# START OF Task input

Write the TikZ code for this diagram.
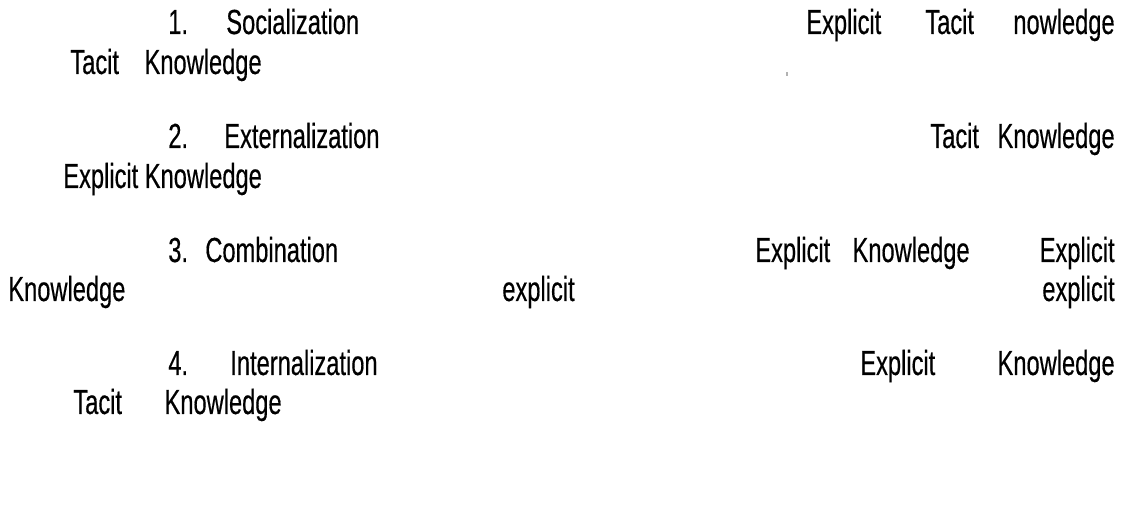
\documentclass[tikz,border=0pt]{standalone}
\usepackage{fontspec}
\setmainfont[FakeStretch=0.68,FakeBold=0.4]{Liberation Sans}
\usepackage{tikz}
\newcommand{\entryfont}{\fontsize{19.8}{24}\selectfont}
\tikzset{word/.style={anchor=base west, inner sep=0pt, font=\entryfont},
         wordr/.style={anchor=base east, inner sep=0pt, font=\entryfont}}

\begin{document}
\begin{tikzpicture}[x=0.02cm, y=-0.02cm]
    \path[use as bounding box] (0, 0) rectangle (1130, 516);

    % 1. Socialization
    \node[word] at (168, 34) (n1) {1.};
    \node[word] at (226, 34) (soc) {Socialization};
    \node[word] at (806, 34) (soce) {Explicit};
    \node[word] at (925, 34) (soct) {Tacit};
    \node[wordr] at (1115, 34) (sock) {nowledge};
    \node[word] at (70, 74) (soct2) {Tacit};
    \node[wordr] at (262, 74) (sock2) {Knowledge};
    \fill[gray!60] (786, 72) rectangle (788, 76);

    % 2. Externalization
    \node[word] at (168, 148) (n2) {2.};
    \node[word] at (224, 148) (ext) {Externalization};
    \node[word] at (930, 148) (extt) {Tacit};
    \node[wordr] at (1115, 148) (extk) {Knowledge};
    \node[word] at (63, 188) (extek) {Explicit Knowledge};

    % 3. Combination
    \node[word] at (168, 262) (n3) {3.};
    \node[word] at (205, 262) (com) {Combination};
    \node[word] at (755, 262) (come) {Explicit};
    \node[wordr] at (970, 262) (comk) {Knowledge};
    \node[wordr] at (1115, 262) (come2) {Explicit};
    \node[word] at (8, 301) (comk2) {Knowledge};
    \node[word] at (502, 301) (comx) {explicit};
    \node[wordr] at (1115, 301) (comx2) {explicit};

    % 4. Internalization
    \node[word] at (168, 375) (n4) {4.};
    \node[word] at (230, 375) (int) {Internalization};
    \node[word] at (860, 375) (inte) {Explicit};
    \node[wordr] at (1115, 375) (intk) {Knowledge};
    \node[word] at (73, 414) (intt) {Tacit};
    \node[wordr] at (282, 414) (intk2) {Knowledge};
\end{tikzpicture}
\end{document}
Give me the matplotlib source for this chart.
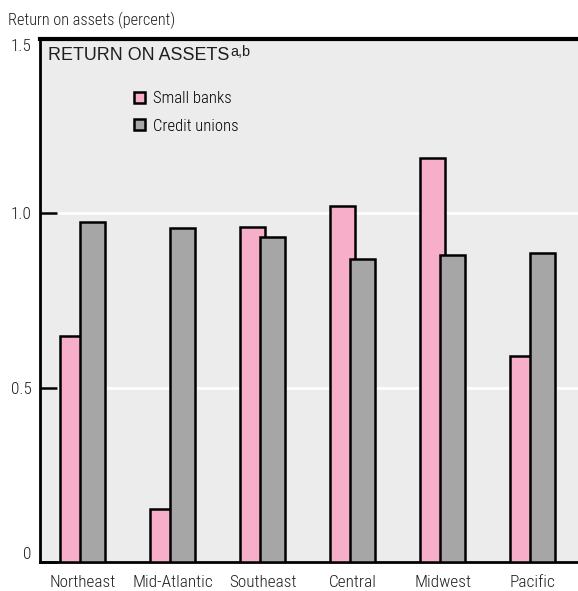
import matplotlib
matplotlib.use("Agg")
import matplotlib.pyplot as plt
from matplotlib.patches import Patch
import numpy as np

regions = ["Northeast", "Mid-Atlantic", "Southeast", "Central", "Midwest", "Pacific"]
small_banks = [0.647, 0.151, 0.961, 1.020, 1.160, 0.591]
credit_unions = [0.975, 0.957, 0.932, 0.870, 0.881, 0.886]
series_names = ["Small banks", "Credit unions"]
y_ticks = [0, 0.5, 1.0, 1.5]
y_tick_labels = ["0", "0.5", "1.0", "1.5"]

PINK = "#f7aec8"
GRAY = "#a6a6a6"
BG = "#ececec"
TXT = "#1e1e1e"
NARROW = ["Roboto Condensed", "DejaVu Sans"]
REG = ["Liberation Sans", "DejaVu Sans"]

W, H = 578, 591
fig = plt.figure(figsize=(W/100, H/100), dpi=100)
ax = fig.add_axes([40/W, 29/H, 538/W, 523/H])
ax.set_facecolor(BG)

x = np.arange(len(regions))
w = 0.28
off = 0.115
ax.bar(x - off, small_banks, w, color=PINK, edgecolor="black", linewidth=1.8, zorder=3)
ax.bar(x + off, credit_unions, w, color=GRAY, edgecolor="black", linewidth=1.8, zorder=4)

ax.set_xlim((40 - 82.5)/90, (578 - 82.5)/90)
ax.set_ylim(0, 1.5)

for g in [0.5, 1.0]:
    ax.axhline(g, color="white", linewidth=2, zorder=1)

renderer = fig.canvas.get_renderer()
def fit_size(text, family, target_px, base=10.0, weight="normal"):
    t = fig.text(0, 0, text, family=family, fontsize=base, weight=weight)
    wpx = t.get_window_extent(renderer).width
    t.remove()
    return base * target_px / wpx

WT = "light"
fs_tick = fit_size("Mid-Atlantic", NARROW, 80, weight=WT)
fs_ylab = fit_size("Return on assets (percent)", NARROW, 167, weight=WT)
fs_leg = fit_size("Small banks", NARROW, 79, weight=WT)
fs_title = fit_size("RETURN ON ASSETS", REG, 181)

ax.set_yticks(y_ticks)
ax.set_yticklabels(y_tick_labels, family=NARROW, fontsize=fs_tick, color=TXT, weight=WT)
ax.tick_params(axis="y", direction="in", length=12.5, width=1.8, pad=6, color="black")
labs = ax.get_yticklabels()
labs[0].set_va("bottom")
labs[-1].set_va("top")

ax.set_xticks(x)
ax.set_xticklabels(regions, family=NARROW, fontsize=fs_tick, color=TXT, weight=WT)
ax.tick_params(axis="x", length=0, pad=9.5)

for s in ["left", "bottom"]:
    ax.spines[s].set_linewidth(2)
ax.spines["top"].set_linewidth(3)
ax.spines["right"].set_visible(False)

t = ax.text(48/W, 1 - 60/H, "RETURN ON ASSETS", transform=fig.transFigure, family=REG,
            fontsize=fs_title, va="baseline", ha="left", color=TXT)
ax.annotate("a,b", xy=(1, 1), xycoords=t, xytext=(0.5, 1.5), textcoords="offset points",
            fontsize=fs_title*0.8, family=REG, va="top", ha="left", color=TXT)

handles = [Patch(facecolor=PINK, edgecolor="black", linewidth=1.8),
           Patch(facecolor=GRAY, edgecolor="black", linewidth=1.8)]
fpx = fs_leg * 100 / 72
ax.legend(handles, series_names, loc="upper left",
          bbox_to_anchor=(134/W, 1 - 91/H), bbox_transform=fig.transFigure,
          frameon=False, prop={"family": NARROW, "size": fs_leg, "weight": WT},
          handlelength=11/fpx, handleheight=11/fpx, handletextpad=8/fpx,
          labelspacing=0.75, borderaxespad=0, borderpad=0)

fig.text(8/W, 1 - 25/H, "Return on assets (percent)", family=NARROW, fontsize=fs_ylab,
         color=TXT, va="baseline", ha="left", weight=WT)

fig.savefig("out.png", dpi=100)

# END OF Task input

#### [Work to complete]
Print exactly what appears from the line holding "Give me the matplotlib source for this chart." down to the line holding "ax.set_ylim(0, 1.5)", both ends kept, leaving out the pictures.

#### [Task response]
Give me the matplotlib source for this chart.
import matplotlib
matplotlib.use("Agg")
import matplotlib.pyplot as plt
from matplotlib.patches import Patch
import numpy as np

regions = ["Northeast", "Mid-Atlantic", "Southeast", "Central", "Midwest", "Pacific"]
small_banks = [0.647, 0.151, 0.961, 1.020, 1.160, 0.591]
credit_unions = [0.975, 0.957, 0.932, 0.870, 0.881, 0.886]
series_names = ["Small banks", "Credit unions"]
y_ticks = [0, 0.5, 1.0, 1.5]
y_tick_labels = ["0", "0.5", "1.0", "1.5"]

PINK = "#f7aec8"
GRAY = "#a6a6a6"
BG = "#ececec"
TXT = "#1e1e1e"
NARROW = ["Roboto Condensed", "DejaVu Sans"]
REG = ["Liberation Sans", "DejaVu Sans"]

W, H = 578, 591
fig = plt.figure(figsize=(W/100, H/100), dpi=100)
ax = fig.add_axes([40/W, 29/H, 538/W, 523/H])
ax.set_facecolor(BG)

x = np.arange(len(regions))
w = 0.28
off = 0.115
ax.bar(x - off, small_banks, w, color=PINK, edgecolor="black", linewidth=1.8, zorder=3)
ax.bar(x + off, credit_unions, w, color=GRAY, edgecolor="black", linewidth=1.8, zorder=4)

ax.set_xlim((40 - 82.5)/90, (578 - 82.5)/90)
ax.set_ylim(0, 1.5)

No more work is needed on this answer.